Attribute-Centric Representations (ACR)

Updated 17 December 2025

ACR is a framework for fine-grained zero-shot learning that enforces attribute disentanglement by integrating expert modules directly within the representation backbone.
It employs Mixture of Patch Experts (MoPE) and Mixture of Attribute Experts (MoAE) to generate part-aware, spatially localized attribute maps for interpretable feature extraction.
Empirical results on benchmarks like CUB, AwA2, and SUN highlight ACR’s state-of-the-art performance and robust transfer capabilities with clear semantic structure.

Attribute-Centric Representations (ACR) provide a framework for fine-grained zero-shot learning (ZSL) that imposes attribute disentanglement directly within the backbone representation, as opposed to post-hoc solutions that operate on already entangled features.
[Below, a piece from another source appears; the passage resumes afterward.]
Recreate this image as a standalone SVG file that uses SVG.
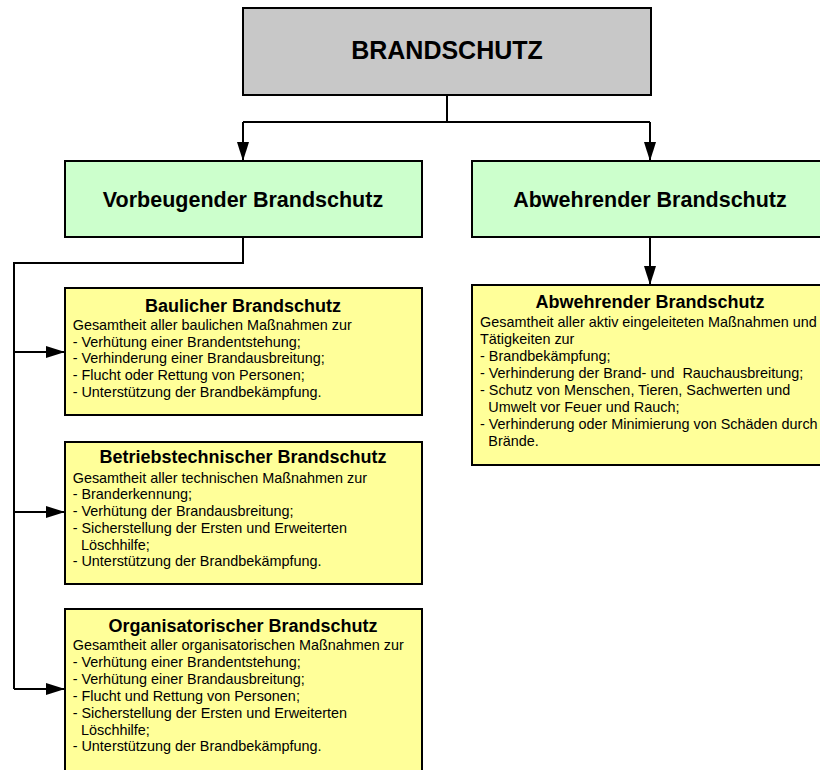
<svg xmlns="http://www.w3.org/2000/svg" width="820" height="770" viewBox="0 0 820 770">
<style>
.box{stroke:#000;stroke-width:2}
.gray{fill:#c8c8c8}
.green{fill:#ccffcc}
.yellow{fill:#ffff99}
text{font-family:"Liberation Sans",Arial,sans-serif;fill:#000}
.t1{font-size:25px;font-weight:bold;text-anchor:middle}
.t2{font-size:21.5px;font-weight:bold;text-anchor:middle}
.t3{font-size:18px;font-weight:bold;text-anchor:middle}
.b{font-size:14.4px}
.conn{fill:none;stroke:#000;stroke-width:2}
</style>
<defs>
<marker id="arr" markerUnits="userSpaceOnUse" markerWidth="20" markerHeight="12" refX="19" refY="6" orient="auto">
<path d="M0,0 L19,6 L0,12 z" fill="#000"/>
</marker>
</defs>
<rect width="820" height="770" fill="#fff"/>
<g id="connectors" class="conn">
<path d="M447,95 V122 M243,122 H650"/>
<path d="M243,122 V161" marker-end="url(#arr)"/>
<path d="M650,122 V161" marker-end="url(#arr)"/>
<path d="M243,237 V263 H14 V689"/>
<path d="M14,352 H65" marker-end="url(#arr)"/>
<path d="M14,512 H65" marker-end="url(#arr)"/>
<path d="M14,689 H65" marker-end="url(#arr)"/>
<path d="M650,237 V285" marker-end="url(#arr)"/>
</g>
<g id="brandschutz">
<rect class="box gray" x="243" y="8" width="408" height="87"/>
<text class="t1" x="447" y="58.5">BRANDSCHUTZ</text>
</g>
<g id="vorbeugend">
<rect class="box green" x="65" y="161" width="357" height="76"/>
<text class="t2" x="243" y="207">Vorbeugender Brandschutz</text>
</g>
<g id="abwehrend">
<rect class="box green" x="472" y="161" width="360" height="76"/>
<text class="t2" x="650" y="207">Abwehrender Brandschutz</text>
</g>
<g id="baulich">
<rect class="box yellow" x="65" y="288" width="357" height="127"/>
<text class="t3" x="243" y="311.7">Baulicher Brandschutz</text>
<text class="b" x="72.7" y="330">Gesamtheit aller baulichen Maßnahmen zur</text>
<text class="b" x="72.7" y="346.7">- Verhütung einer Brandentstehung;</text>
<text class="b" x="72.7" y="363.4">- Verhinderung einer Brandausbreitung;</text>
<text class="b" x="72.7" y="380.1">- Flucht oder Rettung von Personen;</text>
<text class="b" x="72.7" y="396.8">- Unterstützung der Brandbekämpfung.</text>
</g>
<g id="betriebstechnisch">
<rect class="box yellow" x="65" y="442" width="357" height="142"/>
<text class="t3" x="243" y="463.3">Betriebstechnischer Brandschutz</text>
<text class="b" x="72.7" y="482.7">Gesamtheit aller technischen Maßnahmen zur</text>
<text class="b" x="72.7" y="499.4">- Branderkennung;</text>
<text class="b" x="72.7" y="516.1">- Verhütung der Brandausbreitung;</text>
<text class="b" x="72.7" y="532.8">- Sicherstellung der Ersten und Erweiterten</text>
<text class="b" x="81" y="549.5">Löschhilfe;</text>
<text class="b" x="72.7" y="566.2">- Unterstützung der Brandbekämpfung.</text>
</g>
<g id="organisatorisch">
<rect class="box yellow" x="65" y="609" width="357" height="175"/>
<text class="t3" x="243" y="631.7">Organisatorischer Brandschutz</text>
<text class="b" x="72.7" y="650">Gesamtheit aller organisatorischen Maßnahmen zur</text>
<text class="b" x="72.7" y="666.9">- Verhütung einer Brandentstehung;</text>
<text class="b" x="72.7" y="683.8">- Verhütung einer Brandausbreitung;</text>
<text class="b" x="72.7" y="700.7">- Flucht und Rettung von Personen;</text>
<text class="b" x="72.7" y="717.6">- Sicherstellung der Ersten und Erweiterten</text>
<text class="b" x="81" y="734.5">Löschhilfe;</text>
<text class="b" x="72.7" y="751.4">- Unterstützung der Brandbekämpfung.</text>
</g>
<g id="abwehrend-detail">
<rect class="box yellow" x="472" y="285" width="360" height="180"/>
<text class="t3" x="650" y="308.3">Abwehrender Brandschutz</text>
<text class="b" x="480" y="327.3">Gesamtheit aller aktiv eingeleiteten Maßnahmen und</text>
<text class="b" x="480" y="344.2">Tätigkeiten zur</text>
<text class="b" x="480" y="361.1">- Brandbekämpfung;</text>
<text class="b" x="480" y="378">- Verhinderung der Brand- und&#160; Rauchausbreitung;</text>
<text class="b" x="480" y="394.9">- Schutz von Menschen, Tieren, Sachwerten und</text>
<text class="b" x="488.3" y="411.8">Umwelt vor Feuer und Rauch;</text>
<text class="b" x="480" y="428.7">- Verhinderung oder Minimierung von Schäden durch</text>
<text class="b" x="488.3" y="445.6">Brände.</text>
</g>
</svg>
The central idea is to encode spatially localized, part-aware maps whose coordinates correspond directly to interpretable attributes (e.g., color, shape, texture), addressing the problem of attribute entanglement common in monolithic vision transformer (ViT) embeddings. This is achieved through two specialized mixture-of-experts modules: the Mixture of Patch Experts (MoPE) and the Mixture of Attribute Experts (MoAE), which together enable robust transfer to unseen categories while preserving semantic structure and interpretability (Chen et al., 13 Dec 2025).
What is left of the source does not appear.